RE: Control Panel Disconnect - "Main" fuse requirement?

(OP)
Hi Keith, JRaef, and Lionel,

Thank you for your responses.

Keith's point about using a standalone disconnect screwed to the side of the enclosure is very interesting to me. I agree that it is a pain selecting and finding space for the components required to assemble a "built-in" disconnect for the enclosure.

For the enclosure I am trying to design now, I would require 80 amp 240 VAC 3 phase input power. What led me to post my original question was uncertainty as to whether I should include 80 amp "Main" fuses inside my panel. I'd have to choose either a door mounted or side mounted disconnect, and decide whether to get a fusible disconnect or to use a non-fusible disconnect with separate fuse holders. This can take up quite a bit of space inside the enclosure, likely forcing me to use a larger enclosure than I would otherwise need. I feel that keeping my enclosure size as small as possible is an advantage when it comes time for installation, as I am often faced with space constraints. I think using a smaller enclosure and screwing a stand-alone disconnect to its side, or even mounting a stand-alone disconnect on a nearby wall (if acceptable) seems like it would give me some much desired flexibility during installation.

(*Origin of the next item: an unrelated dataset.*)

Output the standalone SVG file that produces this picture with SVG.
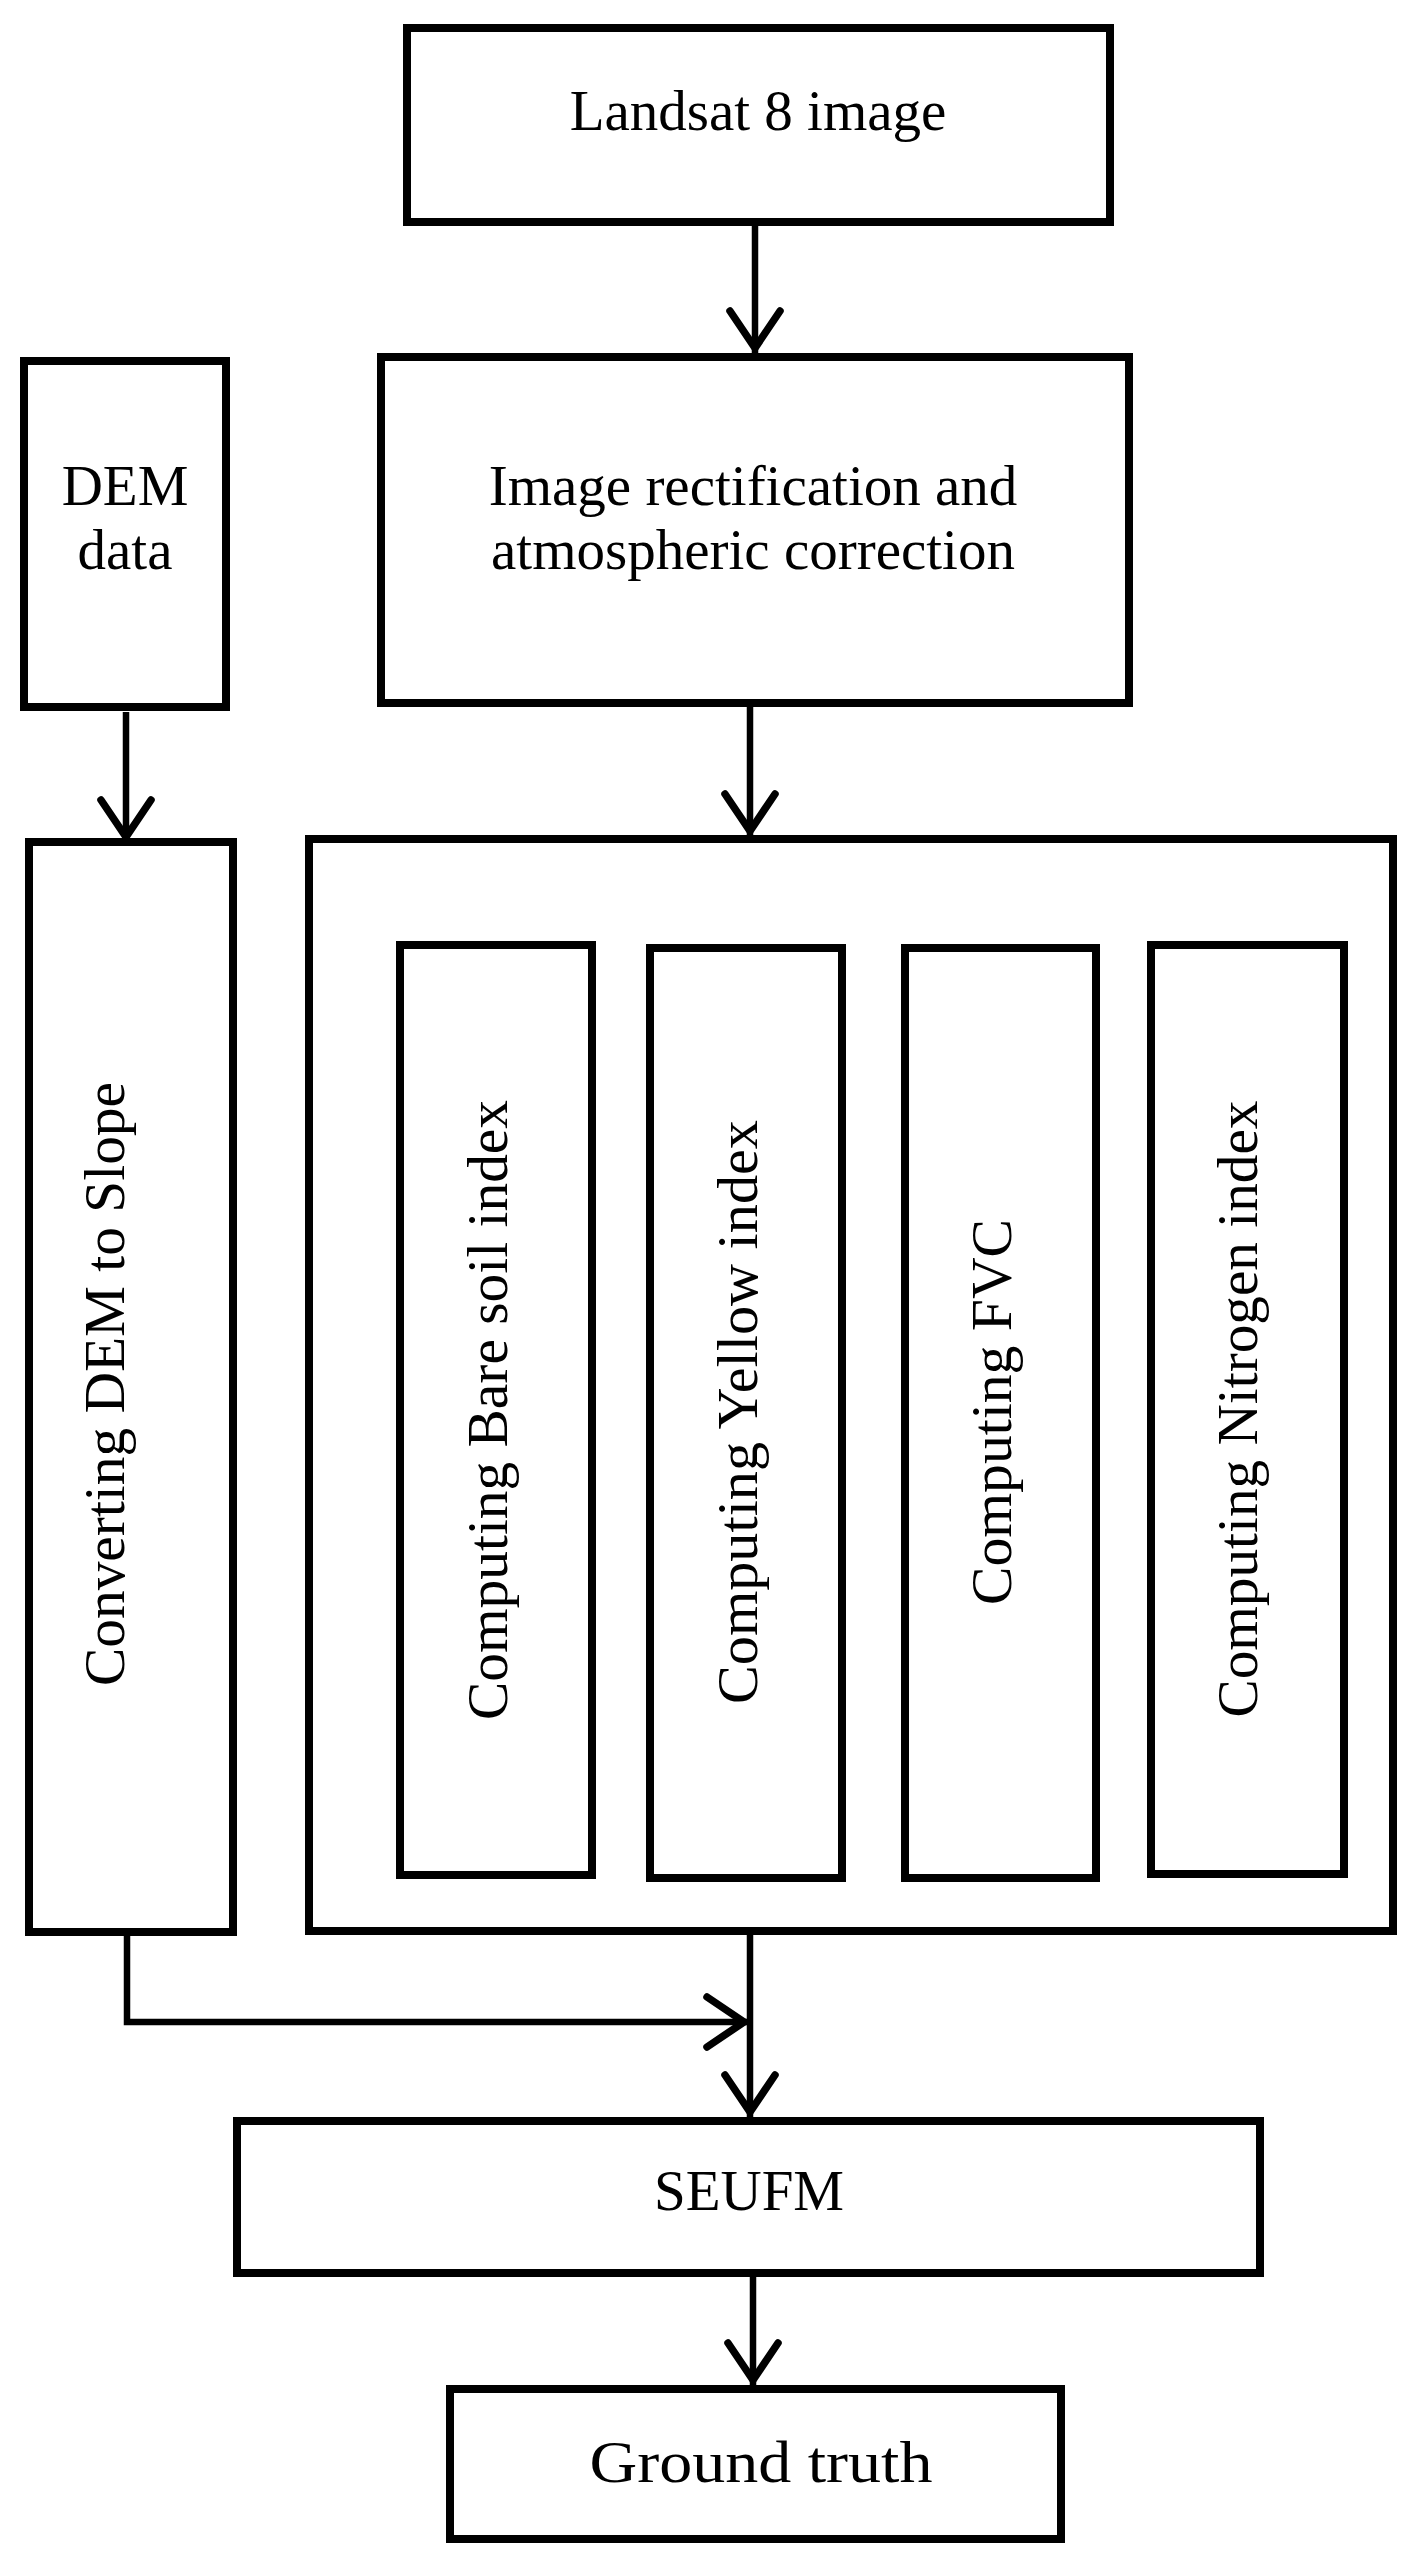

This thought leads me to a question about JRaef's point about SCCR. On this project, I will not be required to state a SCCR, although I have been required to do this on one other project (where the equipment was installed in California). I did some research on how to calculate SCCR and found it to be confusing. I was not entirely confident that I did it correctly, but the electrical inspector did accept it.

For the future, I would like to make determining the SCCR as simple as possible. If having main fuses would simplify this, my next question is to whether I should expect any complications related to whether the main fuses are (1) inside my enclosure, (2) inside a stand-alone disconnect enclosure screwed to the side of my enclosure, or (3) mounted to a wall in close proximity to my enclosure.

Any advice or suggestions will be much appreciated.